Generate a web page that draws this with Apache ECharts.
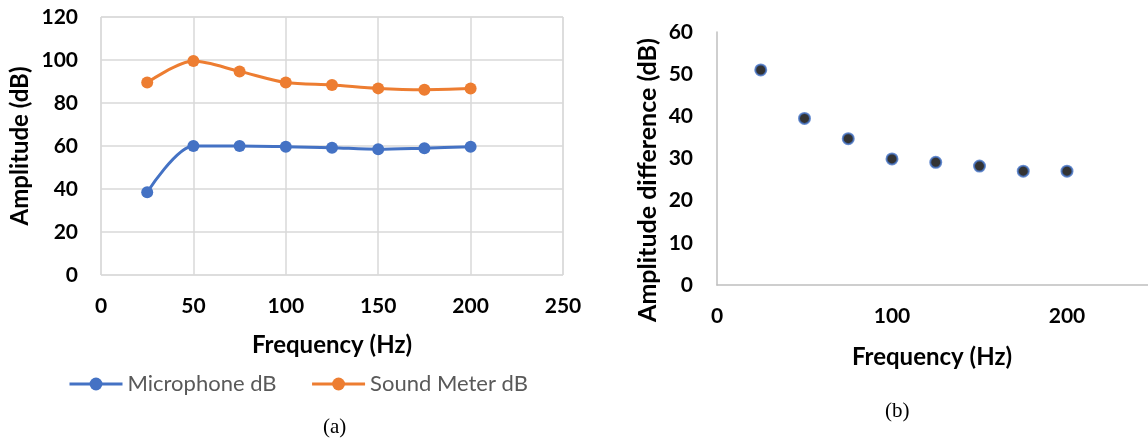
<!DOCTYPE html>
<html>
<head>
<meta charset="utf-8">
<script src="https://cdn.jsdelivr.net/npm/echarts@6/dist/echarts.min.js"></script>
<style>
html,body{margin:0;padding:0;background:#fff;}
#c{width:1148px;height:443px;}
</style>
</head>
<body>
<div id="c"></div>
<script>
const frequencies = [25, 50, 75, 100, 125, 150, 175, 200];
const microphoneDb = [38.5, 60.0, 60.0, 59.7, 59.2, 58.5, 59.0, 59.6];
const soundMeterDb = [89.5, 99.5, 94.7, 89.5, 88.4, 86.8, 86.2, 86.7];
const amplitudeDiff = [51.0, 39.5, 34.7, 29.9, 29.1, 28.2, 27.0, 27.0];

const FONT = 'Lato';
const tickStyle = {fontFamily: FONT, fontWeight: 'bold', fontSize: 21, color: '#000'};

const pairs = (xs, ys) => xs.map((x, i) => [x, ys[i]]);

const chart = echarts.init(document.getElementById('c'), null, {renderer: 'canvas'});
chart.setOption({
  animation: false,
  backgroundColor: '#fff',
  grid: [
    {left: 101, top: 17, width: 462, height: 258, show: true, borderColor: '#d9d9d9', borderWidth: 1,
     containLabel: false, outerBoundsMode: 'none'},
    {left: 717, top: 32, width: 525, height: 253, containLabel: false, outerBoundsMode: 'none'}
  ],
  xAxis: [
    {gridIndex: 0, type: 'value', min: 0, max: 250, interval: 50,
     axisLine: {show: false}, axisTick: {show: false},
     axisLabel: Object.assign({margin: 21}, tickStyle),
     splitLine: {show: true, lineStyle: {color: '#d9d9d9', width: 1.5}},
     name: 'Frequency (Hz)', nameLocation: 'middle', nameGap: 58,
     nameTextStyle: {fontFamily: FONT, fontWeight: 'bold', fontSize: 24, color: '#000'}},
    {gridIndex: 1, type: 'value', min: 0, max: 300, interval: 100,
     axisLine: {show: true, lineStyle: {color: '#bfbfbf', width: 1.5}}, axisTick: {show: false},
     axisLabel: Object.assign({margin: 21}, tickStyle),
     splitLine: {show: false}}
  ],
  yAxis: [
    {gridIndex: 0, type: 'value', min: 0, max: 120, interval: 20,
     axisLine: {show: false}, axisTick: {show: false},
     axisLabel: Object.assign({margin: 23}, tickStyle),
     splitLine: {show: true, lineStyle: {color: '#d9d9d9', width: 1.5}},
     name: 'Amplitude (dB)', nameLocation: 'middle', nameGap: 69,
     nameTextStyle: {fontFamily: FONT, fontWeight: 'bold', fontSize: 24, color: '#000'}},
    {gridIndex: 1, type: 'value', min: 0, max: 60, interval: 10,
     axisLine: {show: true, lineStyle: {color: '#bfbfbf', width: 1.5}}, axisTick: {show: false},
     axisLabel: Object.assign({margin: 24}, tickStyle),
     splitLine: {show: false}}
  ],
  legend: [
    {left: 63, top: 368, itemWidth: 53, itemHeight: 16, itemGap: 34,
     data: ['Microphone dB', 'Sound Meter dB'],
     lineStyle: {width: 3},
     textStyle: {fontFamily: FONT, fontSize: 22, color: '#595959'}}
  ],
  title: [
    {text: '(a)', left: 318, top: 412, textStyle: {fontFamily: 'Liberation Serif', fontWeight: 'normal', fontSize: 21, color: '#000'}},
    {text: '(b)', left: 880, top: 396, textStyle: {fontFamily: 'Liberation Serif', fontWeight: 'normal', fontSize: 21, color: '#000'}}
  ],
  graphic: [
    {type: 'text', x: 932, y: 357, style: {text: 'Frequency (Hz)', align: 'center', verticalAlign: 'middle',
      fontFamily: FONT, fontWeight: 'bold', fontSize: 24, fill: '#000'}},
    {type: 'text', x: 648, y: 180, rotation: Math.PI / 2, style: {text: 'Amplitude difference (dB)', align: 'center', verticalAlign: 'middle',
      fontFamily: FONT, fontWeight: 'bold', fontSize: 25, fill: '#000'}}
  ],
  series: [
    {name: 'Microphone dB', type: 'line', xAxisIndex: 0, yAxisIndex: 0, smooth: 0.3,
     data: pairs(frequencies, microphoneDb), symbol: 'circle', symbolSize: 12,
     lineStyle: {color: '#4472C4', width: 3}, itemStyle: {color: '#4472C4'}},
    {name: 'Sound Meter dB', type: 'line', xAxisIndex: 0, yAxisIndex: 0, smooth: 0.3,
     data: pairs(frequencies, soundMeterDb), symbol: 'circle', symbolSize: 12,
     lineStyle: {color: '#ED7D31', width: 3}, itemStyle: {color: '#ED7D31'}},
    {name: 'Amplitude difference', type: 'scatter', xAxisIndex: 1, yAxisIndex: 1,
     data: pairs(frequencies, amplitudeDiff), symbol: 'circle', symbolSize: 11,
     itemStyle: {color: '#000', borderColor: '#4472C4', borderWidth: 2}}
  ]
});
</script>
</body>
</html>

What this task involves
Give again exactly the lines running from the beginning of the material above through the line that contains "const pairs = (xs, ys)", and leave out every picture.

Output of the task
Generate a web page that draws this with Apache ECharts.
<!DOCTYPE html>
<html>
<head>
<meta charset="utf-8">
<script src="https://cdn.jsdelivr.net/npm/echarts@6/dist/echarts.min.js"></script>
<style>
html,body{margin:0;padding:0;background:#fff;}
#c{width:1148px;height:443px;}
</style>
</head>
<body>
<div id="c"></div>
<script>
const frequencies = [25, 50, 75, 100, 125, 150, 175, 200];
const microphoneDb = [38.5, 60.0, 60.0, 59.7, 59.2, 58.5, 59.0, 59.6];
const soundMeterDb = [89.5, 99.5, 94.7, 89.5, 88.4, 86.8, 86.2, 86.7];
const amplitudeDiff = [51.0, 39.5, 34.7, 29.9, 29.1, 28.2, 27.0, 27.0];

const FONT = 'Lato';
const tickStyle = {fontFamily: FONT, fontWeight: 'bold', fontSize: 21, color: '#000'};

const pairs = (xs, ys) => xs.map((x, i) => [x, ys[i]]);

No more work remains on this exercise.